On top of using data from the Taiwan's authorities, Lin and Kuo's team installed more than 130 seismic sensors across the island.

And because of these sensors, Lin says, there's a chance they can provide an earlier quake alert compared to Taiwan's meteorological body, the Central Weather Administration.

In recent weeks, users of their Disaster Prevention Information Platform jumped from 3,000, to 370,000.

While there's a government-run system already in place that sends text alerts and a loud noise to residents' phones when the shaking starts, it can be patchy.

It drew criticism for not sounding in Taipei on April 3 when a 7.2-magnitude quake hit the island's remote east coast.

The alert only goes out to phone users in areas with serious shakes - an intensity of 4 or above, which authorities say are more likely to bring damage, or disrupt power or water supplies.

Wu Chien-fu, Director of the Central Weather Administration's Seismological Center, told Reuters he's aware of calls to lower thresholds for official alerts, but the authorities are moving ahead cautiously.

"We will review the need to send a quake alert to everyone when a major quake hits. For example, when one of magnitude 6.5 hits, should we issue an alert even though its intensity level is at three since there is a need for disaster prevention? I think we should discuss the matter of 'advance deployment', as it is quite rare to receive a national level alert, so it will increase public awareness. I think it's better to conduct a review instead of just trying to satisfy public opinion..."

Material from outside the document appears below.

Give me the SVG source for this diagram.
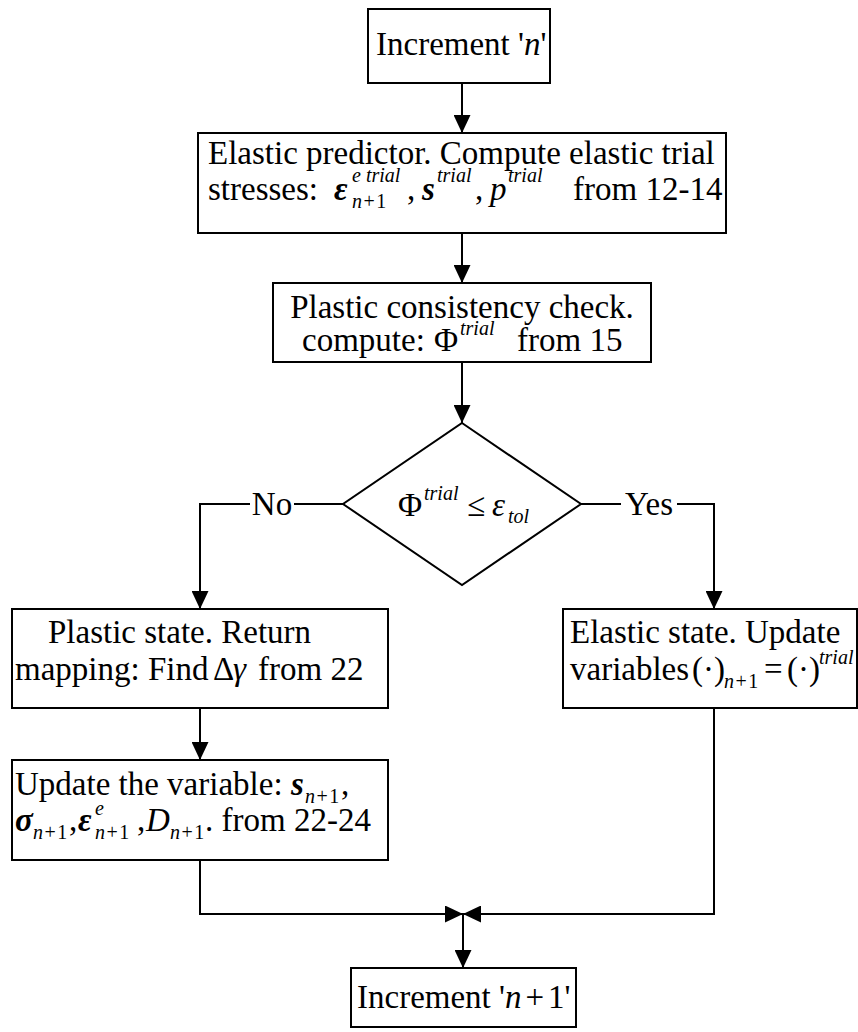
<svg xmlns="http://www.w3.org/2000/svg" width="858" height="1032" viewBox="0 0 858 1032">
  <defs>
    <marker id="arrow" viewBox="0 0 18 17" refX="18" refY="8.5" markerWidth="18" markerHeight="17" markerUnits="userSpaceOnUse" orient="auto">
      <path d="M0,0 L18,8.5 L0,17 Z" fill="#000"/>
    </marker>
    <style>
      .box { fill: #fff; stroke: #000; stroke-width: 2; }
      .line { fill: none; stroke: #000; stroke-width: 2; }
      .t { font-family: "Liberation Serif", "Times New Roman", serif; font-size: 33px; fill: #000; }
      .it { font-style: italic; }
      .bi { font-style: italic; font-weight: bold; }
      .sm { font-size: 20px; }
    </style>
  </defs>
  <rect width="858" height="1032" fill="#fff"/>

  <!-- connectors -->
  <g id="connectors">
    <path class="line" d="M462,83 V133" marker-end="url(#arrow)"/>
    <path class="line" d="M462,233 V283" marker-end="url(#arrow)"/>
    <path class="line" d="M462,362 V423" marker-end="url(#arrow)"/>
    <path class="line" d="M343,504 H294 M250,504 H200 V609" marker-end="url(#arrow)"/>
    <path class="line" d="M581,504 H621 M677,504 H714 V609" marker-end="url(#arrow)"/>
    <path class="line" d="M200,708 V760" marker-end="url(#arrow)"/>
    <path class="line" d="M200,860 V914 H463" marker-end="url(#arrow)"/>
    <path class="line" d="M714,708 V914 H463" marker-end="url(#arrow)"/>
    <path class="line" d="M463,914 V968" marker-end="url(#arrow)"/>
    <text class="t" x="272" y="515" text-anchor="middle">No</text>
    <text class="t" x="649" y="515" text-anchor="middle">Yes</text>
  </g>

  <!-- start -->
  <g id="start">
    <rect class="box" x="368" y="9" width="182" height="74"/>
    <text class="t" x="376" y="55">Increment '<tspan class="it">n</tspan>'</text>
  </g>

  <!-- elastic predictor -->
  <g id="predictor">
    <rect class="box" x="198" y="133" width="528" height="100"/>
    <text class="t" x="208" y="164">Elastic predictor. Compute elastic trial</text>
    <text class="t" y="200"><tspan x="208">stresses:</tspan><tspan x="334" class="bi">ε</tspan><tspan x="352" y="182" class="sm it">e trial</tspan><tspan x="352" y="208" class="sm"><tspan class="it">n</tspan><tspan dx="1.5">+</tspan><tspan dx="1.5">1</tspan></tspan><tspan x="407" y="200">,</tspan><tspan x="422" class="bi">s</tspan><tspan x="437" y="182" class="sm it">trial</tspan><tspan x="475" y="200">,</tspan><tspan x="490" class="it">p</tspan><tspan x="508" y="182" class="sm it">trial</tspan><tspan x="573" y="200">from 12-14</tspan></text>
  </g>

  <!-- consistency check -->
  <g id="check">
    <rect class="box" x="273" y="283" width="378" height="79"/>
    <text class="t" x="462" y="318" text-anchor="middle">Plastic consistency check.</text>
    <text class="t" y="351"><tspan x="302">compute:</tspan><tspan x="434">Φ</tspan><tspan x="460" y="335" class="sm it">trial</tspan><tspan x="517" y="351">from 15</tspan></text>
  </g>

  <!-- decision -->
  <g id="decision">
    <polygon class="box" points="462,423 581,504 462,585 343,504"/>
    <text class="t" y="516"><tspan x="398">Φ</tspan><tspan x="424" y="500" class="sm it">trial</tspan><tspan x="467" y="516">≤</tspan><tspan x="492" class="it">ε</tspan><tspan x="508" y="523" class="sm it">tol</tspan></text>
  </g>

  <!-- plastic branch -->
  <g id="return-mapping">
    <rect class="box" x="12" y="609" width="376" height="99"/>
    <text class="t" x="48" y="643">Plastic state. Return</text>
    <text class="t" y="680"><tspan x="15">mapping: Find</tspan><tspan x="213">Δ</tspan><tspan x="233" class="it">γ</tspan><tspan x="258">from 22</tspan></text>
  </g>

  <g id="update">
    <rect class="box" x="12" y="760" width="376" height="100"/>
    <text class="t" y="795"><tspan x="15">Update the variable:</tspan><tspan x="291" class="bi">s</tspan><tspan x="305" y="803" class="sm"><tspan class="it">n</tspan><tspan dx="1.5">+</tspan><tspan dx="1.5">1</tspan></tspan><tspan x="341" y="795">,</tspan></text>
    <text class="t" y="831"><tspan x="15" class="bi">σ</tspan><tspan x="33" y="839" class="sm"><tspan class="it">n</tspan><tspan dx="1.5">+</tspan><tspan dx="1.5">1</tspan></tspan><tspan x="69" y="831">,</tspan><tspan x="78" class="bi">ε</tspan><tspan x="95" y="815" class="sm it">e</tspan><tspan x="95" y="839" class="sm"><tspan class="it">n</tspan><tspan dx="1.5">+</tspan><tspan dx="1.5">1</tspan></tspan><tspan x="137" y="831">,</tspan><tspan x="146" class="it">D</tspan><tspan x="170" y="839" class="sm"><tspan class="it">n</tspan><tspan dx="1.5">+</tspan><tspan dx="1.5">1</tspan></tspan><tspan x="205" y="831">. from 22-24</tspan></text>
  </g>

  <!-- elastic branch -->
  <g id="elastic-state">
    <rect class="box" x="563" y="609" width="294" height="99"/>
    <text class="t" x="570" y="643">Elastic state. Update</text>
    <text class="t" y="680"><tspan x="570">variables</tspan><tspan x="692">(·)</tspan><tspan x="724" y="688" class="sm"><tspan class="it">n</tspan><tspan dx="1.5">+</tspan><tspan dx="1.5">1</tspan></tspan><tspan x="764" y="680">=</tspan><tspan x="787">(·)</tspan><tspan x="819" y="664" class="sm it">trial</tspan></text>
  </g>

  <!-- end -->
  <g id="end">
    <rect class="box" x="351" y="968" width="225" height="59"/>
    <text class="t" y="1008"><tspan x="357">Increment '</tspan><tspan class="it">n</tspan><tspan dx="4">+</tspan><tspan dx="4">1</tspan><tspan>'</tspan></text>
  </g>
</svg>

However, he encouraged research and development of alternative tools for disaster response, some which offer extra functionalities such as turning on the torch of a phone before the shaking starts, or alerts for smaller quakes which do not trigger government warnings.

For student Lin Ruei, he says what he really wants to do is to "predict earthquakes", maybe even 10 days ahead of one.

While that technology doesn't exist today, he hopes it does in the future, and that it buys people precious time and saves lives.